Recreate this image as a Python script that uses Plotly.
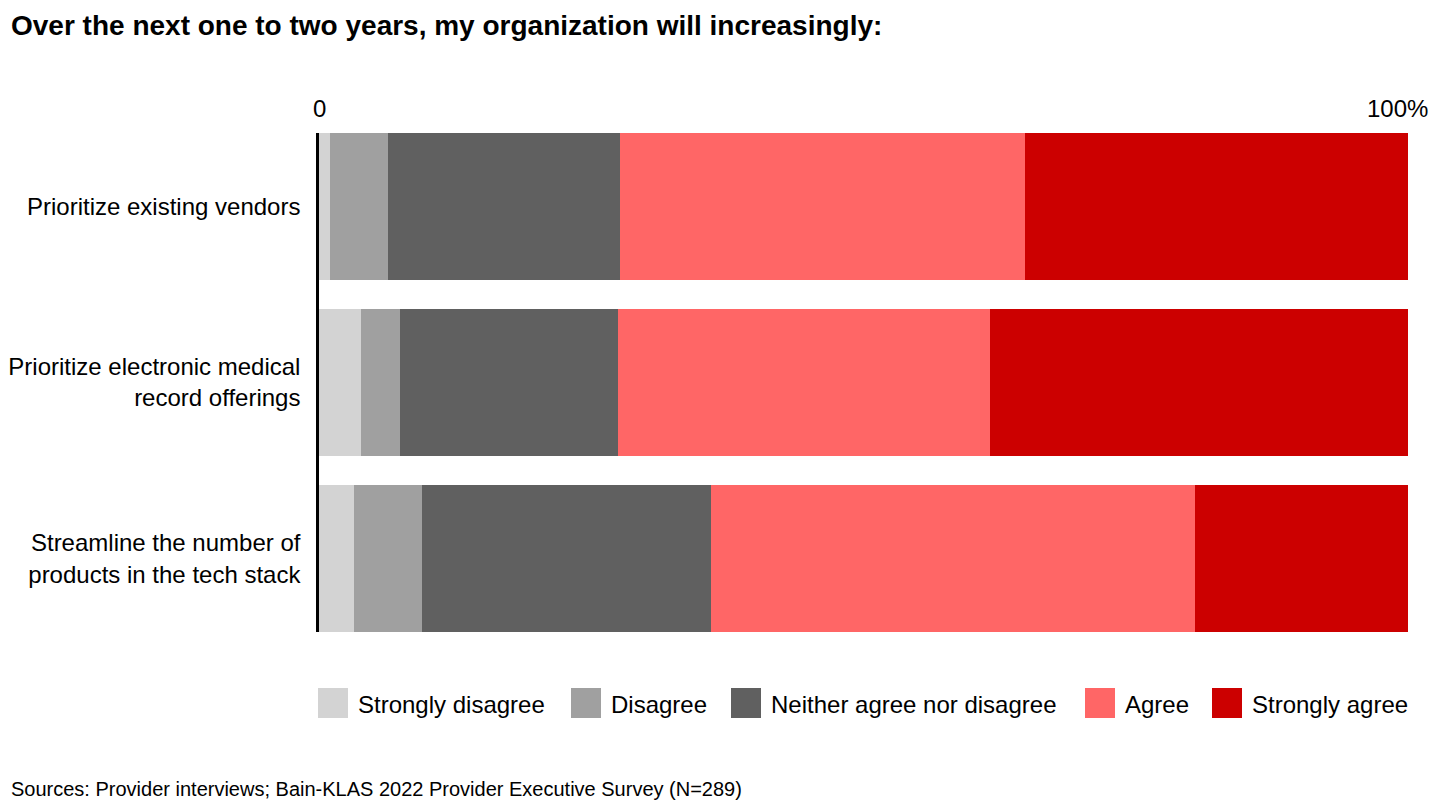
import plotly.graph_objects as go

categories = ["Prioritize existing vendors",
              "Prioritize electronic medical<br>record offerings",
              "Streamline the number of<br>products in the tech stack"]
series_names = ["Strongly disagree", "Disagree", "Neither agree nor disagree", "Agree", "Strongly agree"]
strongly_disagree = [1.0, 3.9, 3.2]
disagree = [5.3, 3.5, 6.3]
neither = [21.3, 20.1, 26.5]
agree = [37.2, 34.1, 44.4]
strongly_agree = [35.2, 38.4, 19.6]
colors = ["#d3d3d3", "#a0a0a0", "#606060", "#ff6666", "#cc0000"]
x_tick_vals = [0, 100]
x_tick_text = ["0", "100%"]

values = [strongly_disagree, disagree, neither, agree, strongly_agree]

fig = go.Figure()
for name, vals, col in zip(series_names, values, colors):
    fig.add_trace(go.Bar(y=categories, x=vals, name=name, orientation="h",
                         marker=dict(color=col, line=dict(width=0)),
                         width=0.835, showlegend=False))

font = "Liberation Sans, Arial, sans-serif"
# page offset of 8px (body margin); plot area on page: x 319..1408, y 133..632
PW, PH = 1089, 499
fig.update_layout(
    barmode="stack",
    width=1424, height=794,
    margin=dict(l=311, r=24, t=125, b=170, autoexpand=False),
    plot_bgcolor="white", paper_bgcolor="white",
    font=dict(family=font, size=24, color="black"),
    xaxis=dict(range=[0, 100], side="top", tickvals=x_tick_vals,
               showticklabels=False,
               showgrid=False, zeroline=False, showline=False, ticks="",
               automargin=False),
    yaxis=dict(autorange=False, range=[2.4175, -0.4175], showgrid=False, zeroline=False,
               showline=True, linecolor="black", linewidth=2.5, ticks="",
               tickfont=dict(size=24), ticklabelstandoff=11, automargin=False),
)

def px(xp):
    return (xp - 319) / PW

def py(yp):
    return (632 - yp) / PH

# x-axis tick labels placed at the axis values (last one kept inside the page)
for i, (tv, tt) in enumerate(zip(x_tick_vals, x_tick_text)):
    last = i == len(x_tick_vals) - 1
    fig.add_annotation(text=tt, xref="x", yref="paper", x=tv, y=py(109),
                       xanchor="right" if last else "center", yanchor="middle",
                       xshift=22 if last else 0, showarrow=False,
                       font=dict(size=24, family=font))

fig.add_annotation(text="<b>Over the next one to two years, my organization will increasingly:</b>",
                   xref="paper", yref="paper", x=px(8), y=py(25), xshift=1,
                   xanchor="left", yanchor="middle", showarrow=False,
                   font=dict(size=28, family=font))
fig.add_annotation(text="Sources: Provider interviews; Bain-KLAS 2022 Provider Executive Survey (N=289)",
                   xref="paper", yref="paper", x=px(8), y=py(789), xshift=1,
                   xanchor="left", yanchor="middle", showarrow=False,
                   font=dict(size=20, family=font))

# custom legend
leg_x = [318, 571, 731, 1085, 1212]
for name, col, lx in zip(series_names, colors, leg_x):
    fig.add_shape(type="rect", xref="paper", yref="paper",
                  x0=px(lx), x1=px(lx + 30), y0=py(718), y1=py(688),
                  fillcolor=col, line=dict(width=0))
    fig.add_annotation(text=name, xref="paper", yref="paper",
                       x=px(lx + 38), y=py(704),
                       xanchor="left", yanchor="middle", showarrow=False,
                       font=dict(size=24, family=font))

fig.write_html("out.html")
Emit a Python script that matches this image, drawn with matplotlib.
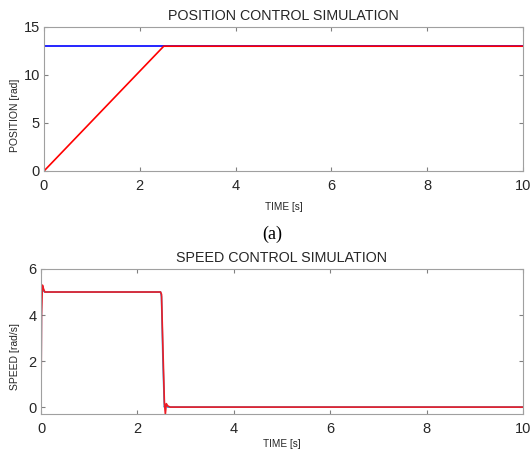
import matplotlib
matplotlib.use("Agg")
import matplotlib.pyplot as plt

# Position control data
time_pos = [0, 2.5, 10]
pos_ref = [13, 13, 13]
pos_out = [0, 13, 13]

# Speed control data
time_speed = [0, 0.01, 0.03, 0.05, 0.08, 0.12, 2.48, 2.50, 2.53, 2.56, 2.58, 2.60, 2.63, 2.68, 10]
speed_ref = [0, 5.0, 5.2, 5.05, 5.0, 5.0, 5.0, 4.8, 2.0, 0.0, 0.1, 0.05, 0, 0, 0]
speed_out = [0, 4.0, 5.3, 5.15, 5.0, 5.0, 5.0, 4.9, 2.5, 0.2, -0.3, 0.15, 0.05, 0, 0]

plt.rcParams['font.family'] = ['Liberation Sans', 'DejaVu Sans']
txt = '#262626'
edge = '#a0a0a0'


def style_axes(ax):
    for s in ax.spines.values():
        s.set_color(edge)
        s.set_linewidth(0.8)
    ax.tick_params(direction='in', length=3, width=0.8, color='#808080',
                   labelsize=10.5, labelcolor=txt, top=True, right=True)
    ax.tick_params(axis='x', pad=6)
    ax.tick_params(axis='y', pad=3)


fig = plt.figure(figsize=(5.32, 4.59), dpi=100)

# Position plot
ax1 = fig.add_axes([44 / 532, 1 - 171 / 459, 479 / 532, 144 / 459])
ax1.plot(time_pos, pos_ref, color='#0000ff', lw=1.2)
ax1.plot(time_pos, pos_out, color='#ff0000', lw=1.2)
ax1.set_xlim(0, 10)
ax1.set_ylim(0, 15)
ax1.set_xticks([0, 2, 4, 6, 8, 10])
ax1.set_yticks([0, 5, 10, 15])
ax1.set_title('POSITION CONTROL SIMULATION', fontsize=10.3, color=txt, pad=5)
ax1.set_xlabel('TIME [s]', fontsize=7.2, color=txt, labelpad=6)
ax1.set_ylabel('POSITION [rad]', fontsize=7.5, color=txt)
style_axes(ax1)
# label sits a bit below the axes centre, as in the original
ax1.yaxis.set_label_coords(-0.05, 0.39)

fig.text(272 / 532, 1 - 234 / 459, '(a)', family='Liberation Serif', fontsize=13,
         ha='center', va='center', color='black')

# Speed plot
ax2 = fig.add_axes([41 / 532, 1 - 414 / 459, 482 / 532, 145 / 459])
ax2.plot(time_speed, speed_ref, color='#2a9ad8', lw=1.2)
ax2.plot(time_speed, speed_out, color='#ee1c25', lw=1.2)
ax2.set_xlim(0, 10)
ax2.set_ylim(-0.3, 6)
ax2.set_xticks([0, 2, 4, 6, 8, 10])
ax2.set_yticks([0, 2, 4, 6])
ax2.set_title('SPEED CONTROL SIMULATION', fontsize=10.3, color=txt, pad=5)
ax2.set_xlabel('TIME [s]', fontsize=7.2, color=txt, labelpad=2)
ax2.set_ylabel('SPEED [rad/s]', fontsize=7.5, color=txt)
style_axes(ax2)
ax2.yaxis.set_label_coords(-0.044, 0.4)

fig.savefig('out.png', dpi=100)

____________

EXERCISE>
Search the entries for the word "script" and copy every line that has it.

FULL RESPONSE>
Recreate this image as a Python script that uses Plotly.
Emit a Python script that matches this image, drawn with matplotlib.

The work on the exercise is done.